Quantum behaviour near a spacelike boundary in the c=1 matrix model

TL;DR

This paper studies quantum properties of time-dependent configurations with spacelike boundaries in the c=1 matrix model, analyzing fermionic eigenvalues and correlators to understand their quantum behavior.

Contribution

It introduces a detailed analysis of quantum dynamics near spacelike boundaries in the c=1 matrix model, including transformations between different time variables and fermionic correlator calculations.

Findings

Derived unitary transformations between different time descriptions.

Calculated fermion correlators in time-dependent backgrounds.

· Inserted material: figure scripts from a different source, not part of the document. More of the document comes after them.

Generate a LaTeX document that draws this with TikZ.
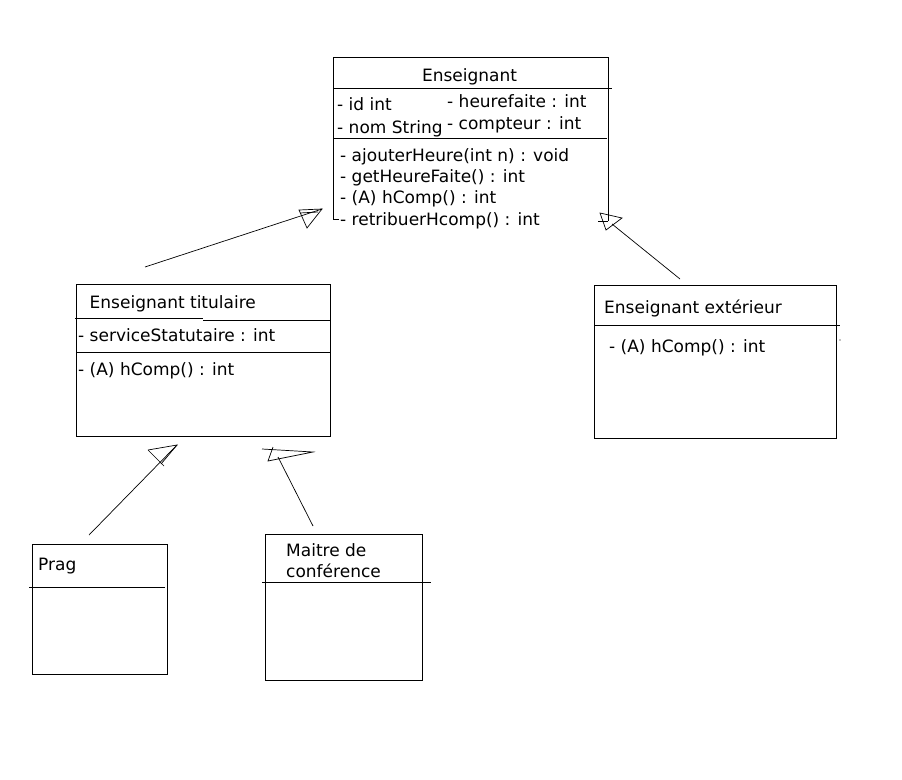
\documentclass[tikz,border=0pt]{standalone}
\usepackage{fontspec}
\setmainfont{DejaVu Sans}
\newcommand{\umlfont}{\fontsize{17}{20}\selectfont}
\begin{document}
\begin{tikzpicture}[x=1pt,y=-1pt,
  box/.style={draw=black, line width=1pt, inner sep=0pt, outer sep=0pt, anchor=north west},
  sep/.style={draw=black, line width=1pt},
  lbl/.style={anchor=base west, inner sep=0pt, font=\umlfont, text=black},
  ttl/.style={anchor=base, inner sep=0pt, font=\umlfont, text=black},
  conn/.style={draw=black, line width=0.7pt, line join=miter}]
\useasboundingbox[fill=white] (0,0) rectangle (902,779);

% ---------- Enseignant ----------
\coordinate (eTL) at (333,57);
\coordinate (eTR) at (608,57);
\draw[sep] (339,219) -- (333,219) -- (eTL) -- (eTR) -- (608,221);
\draw[sep] (598,221) -- (608,221);
\draw[sep] (333,88) -- (612,88);
\draw[sep] (333,138) -- (607,138);
\node[ttl] (eName) at (469.5,81.5) {Enseignant};
\node[lbl] (eA1) at (337,110) {- id int};
\node[lbl] (eA2) at (337,133) {- nom String};
\node[lbl] (eA3) at (447,107.5) {- heurefaite : int};
\node[lbl] (eA4) at (447,129) {- compteur : int};
\node[lbl] (eM1) at (340,161.5) {- ajouterHeure(int n) : void};
\node[lbl] (eM2) at (340,182.5) {- getHeureFaite() : int};
\node[lbl] (eM3) at (340,203.5) {- (A) hComp() : int};
\node[lbl] (eM4) at (340,225.5) {- retribuerHcomp() : int};

% ---------- Enseignant titulaire ----------
\node[box, minimum width=254pt, minimum height=152pt] (tit) at (76,284) {};
\draw[sep] (75,318) -- (203,318);
\draw[sep] (203,320) -- (330,320);
\draw[sep] (76,352) -- (330,352);
\node[lbl] (tName) at (89.5,308) {Enseignant titulaire};
\node[lbl] (tA1) at (78,341.5) {- serviceStatutaire : int};
\node[lbl] (tM1) at (78,375) {- (A) hComp() : int};

% ---------- Enseignant exterieur ----------
\node[box, minimum width=242pt, minimum height=153pt] (ext) at (594,285) {};
\draw[sep] (594,325.5) -- (840,325.5);
\fill[black] (840,340) circle (0.6);
\node[lbl] (xName) at (604,313) {Enseignant extérieur};
\node[lbl] (xM1) at (609,352.5) {- (A) hComp() : int};

% ---------- Prag ----------
\node[box, minimum width=135pt, minimum height=130pt] (prag) at (32,544) {};
\draw[sep] (29,587) -- (165,587);
\node[lbl] (pName) at (38,570) {Prag};

% ---------- Maitre de conference ----------
\node[box, minimum width=157pt, minimum height=146pt] (mcf) at (265,534) {};
\draw[sep] (262,582) -- (431,582);
\node[lbl] (mName1) at (286,556) {Maitre de};
\node[lbl] (mName2) at (286,577.5) {conférence};

% ---------- Generalisation arrows (hand drawn) ----------
% titulaire -> Enseignant
\coordinate (a1s) at (145,267);
\coordinate (a1t) at (322,209);
\draw[conn] (a1s) -- (a1t);
\draw[conn] (299,210) -- (a1t) -- (307,228) -- cycle;
\draw[conn] (300,213) -- (318,212);

% exterieur -> Enseignant
\coordinate (a2s) at (680,279);
\coordinate (a2t) at (612,224);
\draw[conn] (a2s) -- (a2t);
\draw[conn] (600,213) -- (622,218) -- (606,230) -- cycle;

% Prag -> titulaire
\coordinate (a3s) at (89,535);
\coordinate (a3t) at (177,445);
\draw[conn] (a3s) -- (a3t);
\draw[conn] (148,450) -- (a3t) -- (161,464);
\draw[conn] (148,450) -- (164,466);

% Maitre -> titulaire
\coordinate (a4s) at (313,526);
\coordinate (a4t) at (278,457);
\draw[conn] (a4s) -- (a4t);
\draw[conn] (262,449) -- (313,452) -- (268,461) -- (273,447);
\end{tikzpicture}
\end{document}
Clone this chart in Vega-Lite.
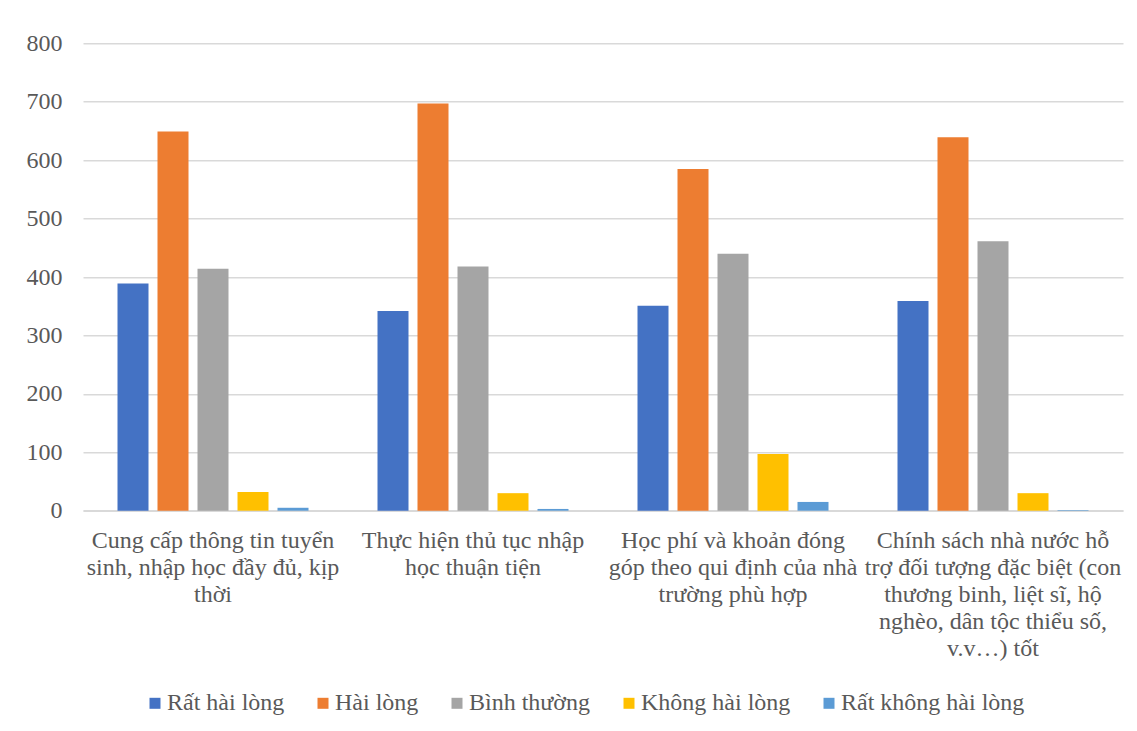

Represented configurations as states in the original Hilbert space.

Abstract

Certain time dependent configurations in the c=1 matrix model correspond to string theory backgrounds which have spacelike boundaries and appear geodesically incomplete. We investigate quantum mechanical properties of a class of such configurations in the matrix model, in terms of fermionic eigenvalues. We describe Hamiltonian evolution of the eigenvalue density using several different time variables, some of which are infinite and some of which are finite in extent. We derive unitary transformations relating these different descriptions, and use those to calculate fermion correlators in the time dependent background. Using the chiral formalism, we write the time dependent configurations as a state in the original matrix model Hilbert space.